Of the four instruments that were signed during our visit in July, the tripartite memorandum of cooperation is worthy of note. This establishes an exchange platform in the form of roundtable discussions among members of the DOJ's Standing Panel of Legal Experts and representatives of State-owned enterprises and major private enterprises on the mainland. We hope that this will provide a channel of communication by which the legal experts from Hong Kong can meet directly and discuss in depth with these enterprises, thereby exporting our legal services in aid of their trade and investment abroad. As to the cooperation with the SPC under the record of meeting, an event has already been organized this week, providing a training course in the form of a webinar for around 800 lawyers and practitioners on the procedural and substantive considerations in applications before mainland courts for interim measures in aid of Hong Kong arbitrations.

The legal profession in Hong Kong is the first that has been given the opportunity to obtain a special qualification for the practice of PRC law in the Greater Bay Area. Thanks to the great efforts by the Justice Ministry, a training course, a special qualification exam and an examination center outside the mainland here in Hong Kong have been made possible.

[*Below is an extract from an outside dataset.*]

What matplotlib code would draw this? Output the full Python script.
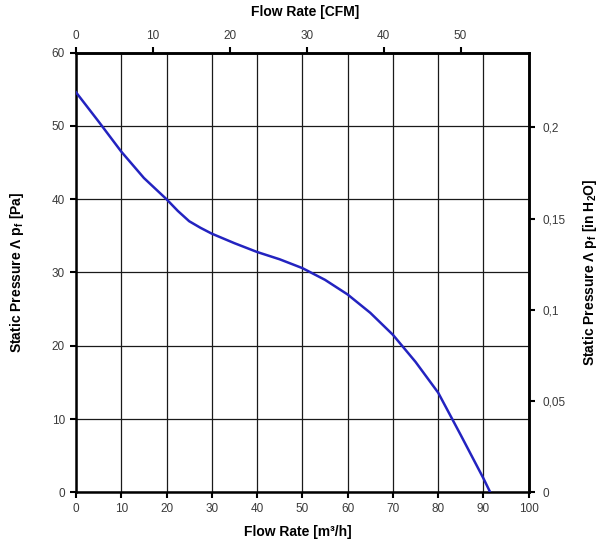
import numpy as np
import matplotlib; matplotlib.use("Agg")
import matplotlib.pyplot as plt
from matplotlib.ticker import FuncFormatter

plt.rcParams.update({"font.family": ["Liberation Sans", "DejaVu Sans"], "mathtext.fontset": "custom",
                     "mathtext.rm": "Liberation Sans", "mathtext.bf": "Liberation Sans:bold"})

# curve: flow [m3/h] vs static pressure [Pa]
flow = [0, 5, 10, 15, 20, 22.5, 25, 27.5, 30, 35, 40, 45, 50, 55, 60, 65, 70, 75, 80, 85, 90, 91.5]
pressure = [54.6, 50.6, 46.5, 42.9, 40.0, 38.4, 37.0, 36.1, 35.3, 34.0, 32.8, 31.8, 30.6, 29.0,
            27.0, 24.5, 21.5, 17.8, 13.6, 7.8, 1.9, 0.0]
x_ticks = [0, 10, 20, 30, 40, 50, 60, 70, 80, 90, 100]
y_ticks = [0, 10, 20, 30, 40, 50, 60]
cfm_ticks = [0, 10, 20, 30, 40, 50]
inh2o_ticks = [0, 0.05, 0.1, 0.15, 0.2]

M3H_PER_CFM = 1.699
PA_PER_INH2O = 249.09
TICK = "#3a3a3a"

fig = plt.figure(figsize=(6.05, 5.5), dpi=100)
ax = fig.add_axes([0.1256, 0.1049, 0.8739 - 0.1256, 0.9042 - 0.1049])
ax.plot(flow, pressure, color="#2323c0", lw=1.8, zorder=3)
ax.set_xlim(0, 100); ax.set_ylim(0, 60)
ax.set_xticks(x_ticks); ax.set_yticks(y_ticks)
ax.grid(True, color="#1a1a1a", lw=0.9)
for s in ax.spines.values():
    s.set_linewidth(1.8); s.set_color("black")
ax.tick_params(direction="out", length=4, width=1.5, labelsize=8.5, labelcolor=TICK, pad=4)

top = ax.secondary_xaxis("top", functions=(lambda v: v / M3H_PER_CFM, lambda v: v * M3H_PER_CFM))
top.set_xticks(cfm_ticks)
top.tick_params(direction="out", length=4, width=1.5, labelsize=8.5, labelcolor=TICK, pad=4)
top.spines["top"].set_linewidth(1.8)

right = ax.secondary_yaxis("right", functions=(lambda v: v / PA_PER_INH2O, lambda v: v * PA_PER_INH2O))
right.set_yticks(inh2o_ticks)
right.yaxis.set_major_formatter(FuncFormatter(lambda v, p: f"{v:g}".replace(".", ",")))
right.tick_params(direction="out", length=4, width=1.5, labelsize=8.5, labelcolor=TICK, pad=6)
right.spines["right"].set_linewidth(1.8)

kw = dict(fontsize=10, fontweight="bold", ha="center", va="center")
fig.text(0.492, 0.033, "Flow Rate [m³/h]", **kw)
fig.text(0.505, 0.978, "Flow Rate [CFM]", **kw)
fig.text(0.028, 0.505, r"Static Pressure Λ p$_\mathbf{f}$ [Pa]", rotation=90, **kw)
fig.text(0.975, 0.505, r"Static Pressure Λ p$_\mathbf{f}$ [in H$_\mathbf{2}$O]", rotation=90, **kw)

fig.savefig("out.png", dpi=100, facecolor="white")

Once the results are out, those eligible for practicing certificate in the Greater Bay Area will also be receiving practical training from the mainland courts, again made possible by the record of meeting signed in July with the SPC.

For all these and other measures put in place specifically for the legal sector in Hong Kong, we are truly indebted. The arrangements could not have been achieved without the trust placed by the CPG on Hong Kong as well as our legal sector. The continuous implementation of the measures can only be guaranteed if we are not acting in defiance of the interest of Hong Kong and our motherland.

Yet what impressed us most during the visit was the warmth by which we were received and the genuine care and concern the senior CPG officials expressed for Hong Kong and our rule of law. They were appreciative and pleased to learn of Hong Kong's restoration to law and order and the return to a rational, inclusive and stable society. The sincerity by which we were encouraged to uphold the rule of law in discharge of our duties to ensure the stability and prosperity of Hong Kong is most inspiring.

Indeed, the determination of the central authorities to implement the "one country, two systems" policy is loud and clear. The statement supporting the capitalist system underpinned by the common law has reinforced our confidence. I believe any suggestion that the common law should not be applied in Hong Kong will be met with strong criticism or questions. So long as the "one country" basis is observed and the stability in Hong Kong is maintained, we can be confident that the common law and our legal system are here to stay.

The future lies in our own hands. Whether to seize the opportunities that have been afforded to us and to ensure that the Hong Kong common law system continues to thrive, we must act wisely. The two professional bodies have been in place for nearly a century. They should live up to the expectations of the legal sector by acting in the genuine interest of the practitioners in Hong Kong. How we are to move forward will depend on the choices we make.